▸ **Task objective**
Starting with the line that contains "What Chart.js code" and stopping after the line that contains "const axisTicks = [0.01, 0.1, 0.5, 1, 2, 10];", output every line exactly as it stands.

▸ **Provided records**
____________
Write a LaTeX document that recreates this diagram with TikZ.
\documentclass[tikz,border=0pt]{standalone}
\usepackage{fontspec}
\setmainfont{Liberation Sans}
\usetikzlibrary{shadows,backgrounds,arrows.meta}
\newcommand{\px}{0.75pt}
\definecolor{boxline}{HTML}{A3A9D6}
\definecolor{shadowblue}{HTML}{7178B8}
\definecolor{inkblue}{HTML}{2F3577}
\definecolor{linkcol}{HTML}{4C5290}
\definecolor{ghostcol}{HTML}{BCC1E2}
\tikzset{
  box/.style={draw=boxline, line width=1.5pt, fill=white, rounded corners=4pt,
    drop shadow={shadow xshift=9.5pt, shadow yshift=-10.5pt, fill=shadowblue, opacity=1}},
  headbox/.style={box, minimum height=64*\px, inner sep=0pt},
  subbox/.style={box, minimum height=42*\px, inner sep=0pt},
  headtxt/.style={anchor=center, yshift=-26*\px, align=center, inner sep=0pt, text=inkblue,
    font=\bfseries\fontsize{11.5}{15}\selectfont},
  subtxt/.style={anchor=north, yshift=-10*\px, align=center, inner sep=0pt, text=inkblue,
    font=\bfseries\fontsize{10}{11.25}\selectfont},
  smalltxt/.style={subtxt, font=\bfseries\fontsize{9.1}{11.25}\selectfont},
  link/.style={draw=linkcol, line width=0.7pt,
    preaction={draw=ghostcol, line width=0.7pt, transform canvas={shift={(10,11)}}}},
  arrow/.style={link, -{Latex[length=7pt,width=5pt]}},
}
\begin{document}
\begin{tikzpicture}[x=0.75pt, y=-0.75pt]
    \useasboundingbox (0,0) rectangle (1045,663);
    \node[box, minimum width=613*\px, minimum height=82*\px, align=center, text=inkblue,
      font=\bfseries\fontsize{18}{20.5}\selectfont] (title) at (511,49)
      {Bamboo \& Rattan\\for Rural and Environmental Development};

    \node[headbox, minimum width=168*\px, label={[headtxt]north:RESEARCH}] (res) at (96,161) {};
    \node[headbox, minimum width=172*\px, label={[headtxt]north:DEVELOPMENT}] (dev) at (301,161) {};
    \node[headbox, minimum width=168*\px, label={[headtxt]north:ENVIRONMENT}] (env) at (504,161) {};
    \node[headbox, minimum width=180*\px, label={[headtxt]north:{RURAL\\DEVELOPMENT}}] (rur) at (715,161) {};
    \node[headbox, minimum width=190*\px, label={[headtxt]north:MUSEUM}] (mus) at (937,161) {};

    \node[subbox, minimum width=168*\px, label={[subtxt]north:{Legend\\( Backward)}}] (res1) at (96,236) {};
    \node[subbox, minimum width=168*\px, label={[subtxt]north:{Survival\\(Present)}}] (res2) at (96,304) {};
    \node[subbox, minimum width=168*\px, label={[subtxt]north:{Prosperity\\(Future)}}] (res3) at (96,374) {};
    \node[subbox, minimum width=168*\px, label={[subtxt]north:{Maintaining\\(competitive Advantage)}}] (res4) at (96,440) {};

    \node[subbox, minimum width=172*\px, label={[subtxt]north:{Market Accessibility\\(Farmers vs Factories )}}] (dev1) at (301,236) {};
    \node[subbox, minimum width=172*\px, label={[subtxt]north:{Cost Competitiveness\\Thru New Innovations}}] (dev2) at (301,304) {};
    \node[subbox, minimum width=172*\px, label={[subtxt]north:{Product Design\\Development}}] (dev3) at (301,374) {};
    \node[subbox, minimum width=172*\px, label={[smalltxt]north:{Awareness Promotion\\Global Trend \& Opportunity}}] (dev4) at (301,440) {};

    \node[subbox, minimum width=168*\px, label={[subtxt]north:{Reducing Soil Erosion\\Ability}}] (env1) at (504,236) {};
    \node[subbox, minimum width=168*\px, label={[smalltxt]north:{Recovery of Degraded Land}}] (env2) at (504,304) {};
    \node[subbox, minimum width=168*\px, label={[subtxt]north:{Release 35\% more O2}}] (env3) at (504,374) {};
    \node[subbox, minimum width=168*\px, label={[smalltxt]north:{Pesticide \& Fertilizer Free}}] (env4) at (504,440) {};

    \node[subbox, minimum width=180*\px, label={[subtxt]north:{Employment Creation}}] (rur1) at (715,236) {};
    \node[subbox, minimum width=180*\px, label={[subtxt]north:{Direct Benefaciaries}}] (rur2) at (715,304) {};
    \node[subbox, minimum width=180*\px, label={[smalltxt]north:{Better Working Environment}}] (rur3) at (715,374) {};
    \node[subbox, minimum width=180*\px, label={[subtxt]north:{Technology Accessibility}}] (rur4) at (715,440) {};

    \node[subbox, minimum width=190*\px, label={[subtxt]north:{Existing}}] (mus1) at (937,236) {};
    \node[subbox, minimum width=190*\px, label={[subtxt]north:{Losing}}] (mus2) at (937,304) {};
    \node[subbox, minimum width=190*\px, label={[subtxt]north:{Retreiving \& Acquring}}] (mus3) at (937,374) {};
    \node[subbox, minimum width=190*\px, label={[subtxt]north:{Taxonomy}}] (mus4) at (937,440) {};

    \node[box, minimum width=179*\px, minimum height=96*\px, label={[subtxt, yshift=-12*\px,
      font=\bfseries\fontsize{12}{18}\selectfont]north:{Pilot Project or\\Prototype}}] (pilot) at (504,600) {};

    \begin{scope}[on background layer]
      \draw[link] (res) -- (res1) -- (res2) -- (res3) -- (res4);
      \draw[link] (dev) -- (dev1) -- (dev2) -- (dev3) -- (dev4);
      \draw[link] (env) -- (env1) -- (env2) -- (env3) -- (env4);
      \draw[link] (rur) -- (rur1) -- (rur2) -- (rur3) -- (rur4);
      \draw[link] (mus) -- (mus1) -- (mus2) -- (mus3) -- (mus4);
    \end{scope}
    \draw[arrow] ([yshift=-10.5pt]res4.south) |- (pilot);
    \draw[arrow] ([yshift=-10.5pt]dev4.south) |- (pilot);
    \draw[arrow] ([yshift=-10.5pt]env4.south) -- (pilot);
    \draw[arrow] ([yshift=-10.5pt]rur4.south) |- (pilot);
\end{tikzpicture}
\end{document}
____________
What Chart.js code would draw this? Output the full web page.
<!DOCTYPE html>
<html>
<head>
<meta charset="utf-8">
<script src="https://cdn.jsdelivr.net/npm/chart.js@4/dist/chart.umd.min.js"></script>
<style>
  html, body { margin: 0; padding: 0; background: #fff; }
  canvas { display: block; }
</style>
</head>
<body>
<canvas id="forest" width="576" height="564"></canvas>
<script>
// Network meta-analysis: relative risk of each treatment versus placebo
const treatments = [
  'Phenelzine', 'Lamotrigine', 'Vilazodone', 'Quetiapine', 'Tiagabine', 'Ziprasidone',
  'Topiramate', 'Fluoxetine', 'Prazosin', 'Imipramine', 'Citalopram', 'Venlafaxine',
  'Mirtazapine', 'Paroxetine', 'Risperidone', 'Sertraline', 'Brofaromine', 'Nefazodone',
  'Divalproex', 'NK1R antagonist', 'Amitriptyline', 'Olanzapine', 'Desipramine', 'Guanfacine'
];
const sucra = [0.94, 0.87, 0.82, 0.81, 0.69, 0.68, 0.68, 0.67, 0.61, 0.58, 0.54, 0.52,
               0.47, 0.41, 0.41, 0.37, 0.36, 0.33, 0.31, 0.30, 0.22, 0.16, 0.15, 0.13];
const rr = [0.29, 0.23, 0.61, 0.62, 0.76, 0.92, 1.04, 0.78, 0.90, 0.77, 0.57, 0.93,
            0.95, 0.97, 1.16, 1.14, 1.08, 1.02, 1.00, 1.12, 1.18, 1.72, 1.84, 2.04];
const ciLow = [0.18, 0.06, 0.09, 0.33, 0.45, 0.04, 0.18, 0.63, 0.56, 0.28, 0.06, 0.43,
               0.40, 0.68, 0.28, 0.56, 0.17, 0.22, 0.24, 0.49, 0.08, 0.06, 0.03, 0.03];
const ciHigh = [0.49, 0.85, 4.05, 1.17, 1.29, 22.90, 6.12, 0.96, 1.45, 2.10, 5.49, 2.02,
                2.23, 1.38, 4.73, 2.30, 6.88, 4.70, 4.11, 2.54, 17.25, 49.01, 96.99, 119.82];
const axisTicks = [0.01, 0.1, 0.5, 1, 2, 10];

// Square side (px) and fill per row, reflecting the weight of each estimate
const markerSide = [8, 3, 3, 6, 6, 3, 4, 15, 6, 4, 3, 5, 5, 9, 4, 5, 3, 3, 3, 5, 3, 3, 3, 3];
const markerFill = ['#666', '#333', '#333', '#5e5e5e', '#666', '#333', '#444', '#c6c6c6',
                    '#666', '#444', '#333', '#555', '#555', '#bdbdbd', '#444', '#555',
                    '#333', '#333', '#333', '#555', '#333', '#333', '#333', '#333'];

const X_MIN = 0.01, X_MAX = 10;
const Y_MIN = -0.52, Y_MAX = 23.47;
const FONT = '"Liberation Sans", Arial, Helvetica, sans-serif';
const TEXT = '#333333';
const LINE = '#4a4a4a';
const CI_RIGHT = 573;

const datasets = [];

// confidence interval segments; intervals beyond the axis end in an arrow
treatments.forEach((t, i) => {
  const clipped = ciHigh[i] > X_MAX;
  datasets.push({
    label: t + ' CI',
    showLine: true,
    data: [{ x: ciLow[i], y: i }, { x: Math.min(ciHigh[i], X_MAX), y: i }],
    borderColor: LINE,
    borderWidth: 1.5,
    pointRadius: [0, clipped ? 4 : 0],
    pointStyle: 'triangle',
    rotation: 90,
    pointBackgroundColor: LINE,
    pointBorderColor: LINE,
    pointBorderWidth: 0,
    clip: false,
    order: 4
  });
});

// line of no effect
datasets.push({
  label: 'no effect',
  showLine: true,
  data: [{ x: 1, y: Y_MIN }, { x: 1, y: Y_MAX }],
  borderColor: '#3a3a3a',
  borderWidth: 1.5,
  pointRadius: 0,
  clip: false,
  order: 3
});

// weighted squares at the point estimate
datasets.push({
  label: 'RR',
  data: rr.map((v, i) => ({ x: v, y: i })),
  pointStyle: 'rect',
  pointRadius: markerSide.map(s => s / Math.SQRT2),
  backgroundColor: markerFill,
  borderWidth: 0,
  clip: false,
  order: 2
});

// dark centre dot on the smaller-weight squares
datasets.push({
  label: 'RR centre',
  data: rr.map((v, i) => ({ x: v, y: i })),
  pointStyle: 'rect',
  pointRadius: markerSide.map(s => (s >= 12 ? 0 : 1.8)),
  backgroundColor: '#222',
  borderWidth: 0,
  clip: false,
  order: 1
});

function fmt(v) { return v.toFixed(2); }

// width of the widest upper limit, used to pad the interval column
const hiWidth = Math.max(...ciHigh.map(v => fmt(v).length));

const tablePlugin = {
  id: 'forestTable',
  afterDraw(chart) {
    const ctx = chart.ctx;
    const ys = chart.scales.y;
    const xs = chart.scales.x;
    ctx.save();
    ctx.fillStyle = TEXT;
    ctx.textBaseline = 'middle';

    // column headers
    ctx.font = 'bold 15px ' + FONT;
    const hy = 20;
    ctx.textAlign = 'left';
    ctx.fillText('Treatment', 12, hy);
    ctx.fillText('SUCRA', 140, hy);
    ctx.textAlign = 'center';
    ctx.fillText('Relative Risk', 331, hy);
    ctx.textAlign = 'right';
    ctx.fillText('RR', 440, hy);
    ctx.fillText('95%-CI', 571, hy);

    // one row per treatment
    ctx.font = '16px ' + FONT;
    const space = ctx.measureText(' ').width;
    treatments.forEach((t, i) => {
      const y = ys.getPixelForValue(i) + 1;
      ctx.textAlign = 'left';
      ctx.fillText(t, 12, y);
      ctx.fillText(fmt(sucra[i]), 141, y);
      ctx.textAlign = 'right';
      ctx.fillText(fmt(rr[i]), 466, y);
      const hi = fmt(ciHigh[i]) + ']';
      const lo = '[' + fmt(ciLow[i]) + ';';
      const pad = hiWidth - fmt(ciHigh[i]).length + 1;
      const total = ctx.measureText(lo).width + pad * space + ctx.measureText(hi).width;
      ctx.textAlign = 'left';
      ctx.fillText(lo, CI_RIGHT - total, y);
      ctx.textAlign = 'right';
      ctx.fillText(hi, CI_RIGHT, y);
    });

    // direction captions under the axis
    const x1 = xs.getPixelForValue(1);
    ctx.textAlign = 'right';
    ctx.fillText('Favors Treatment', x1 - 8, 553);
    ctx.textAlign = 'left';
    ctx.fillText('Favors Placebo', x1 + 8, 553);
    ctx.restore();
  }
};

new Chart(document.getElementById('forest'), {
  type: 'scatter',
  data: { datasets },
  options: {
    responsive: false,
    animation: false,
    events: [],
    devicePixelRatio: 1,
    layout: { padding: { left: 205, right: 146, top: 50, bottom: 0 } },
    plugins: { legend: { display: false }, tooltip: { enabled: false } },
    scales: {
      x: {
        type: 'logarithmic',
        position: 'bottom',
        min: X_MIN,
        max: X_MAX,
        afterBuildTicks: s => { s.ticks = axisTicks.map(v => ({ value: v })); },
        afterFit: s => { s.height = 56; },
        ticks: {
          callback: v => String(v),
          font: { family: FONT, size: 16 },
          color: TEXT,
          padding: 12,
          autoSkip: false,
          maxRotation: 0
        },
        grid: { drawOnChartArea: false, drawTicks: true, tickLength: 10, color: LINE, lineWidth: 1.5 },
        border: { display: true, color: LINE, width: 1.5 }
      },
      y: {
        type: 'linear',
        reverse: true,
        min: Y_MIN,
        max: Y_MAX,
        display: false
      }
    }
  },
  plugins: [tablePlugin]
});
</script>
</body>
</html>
____________
▸ **Expected output**
What Chart.js code would draw this? Output the full web page.
<!DOCTYPE html>
<html>
<head>
<meta charset="utf-8">
<script src="https://cdn.jsdelivr.net/npm/chart.js@4/dist/chart.umd.min.js"></script>
<style>
  html, body { margin: 0; padding: 0; background: #fff; }
  canvas { display: block; }
</style>
</head>
<body>
<canvas id="forest" width="576" height="564"></canvas>
<script>
// Network meta-analysis: relative risk of each treatment versus placebo
const treatments = [
  'Phenelzine', 'Lamotrigine', 'Vilazodone', 'Quetiapine', 'Tiagabine', 'Ziprasidone',
  'Topiramate', 'Fluoxetine', 'Prazosin', 'Imipramine', 'Citalopram', 'Venlafaxine',
  'Mirtazapine', 'Paroxetine', 'Risperidone', 'Sertraline', 'Brofaromine', 'Nefazodone',
  'Divalproex', 'NK1R antagonist', 'Amitriptyline', 'Olanzapine', 'Desipramine', 'Guanfacine'
];
const sucra = [0.94, 0.87, 0.82, 0.81, 0.69, 0.68, 0.68, 0.67, 0.61, 0.58, 0.54, 0.52,
               0.47, 0.41, 0.41, 0.37, 0.36, 0.33, 0.31, 0.30, 0.22, 0.16, 0.15, 0.13];
const rr = [0.29, 0.23, 0.61, 0.62, 0.76, 0.92, 1.04, 0.78, 0.90, 0.77, 0.57, 0.93,
            0.95, 0.97, 1.16, 1.14, 1.08, 1.02, 1.00, 1.12, 1.18, 1.72, 1.84, 2.04];
const ciLow = [0.18, 0.06, 0.09, 0.33, 0.45, 0.04, 0.18, 0.63, 0.56, 0.28, 0.06, 0.43,
               0.40, 0.68, 0.28, 0.56, 0.17, 0.22, 0.24, 0.49, 0.08, 0.06, 0.03, 0.03];
const ciHigh = [0.49, 0.85, 4.05, 1.17, 1.29, 22.90, 6.12, 0.96, 1.45, 2.10, 5.49, 2.02,
                2.23, 1.38, 4.73, 2.30, 6.88, 4.70, 4.11, 2.54, 17.25, 49.01, 96.99, 119.82];
const axisTicks = [0.01, 0.1, 0.5, 1, 2, 10];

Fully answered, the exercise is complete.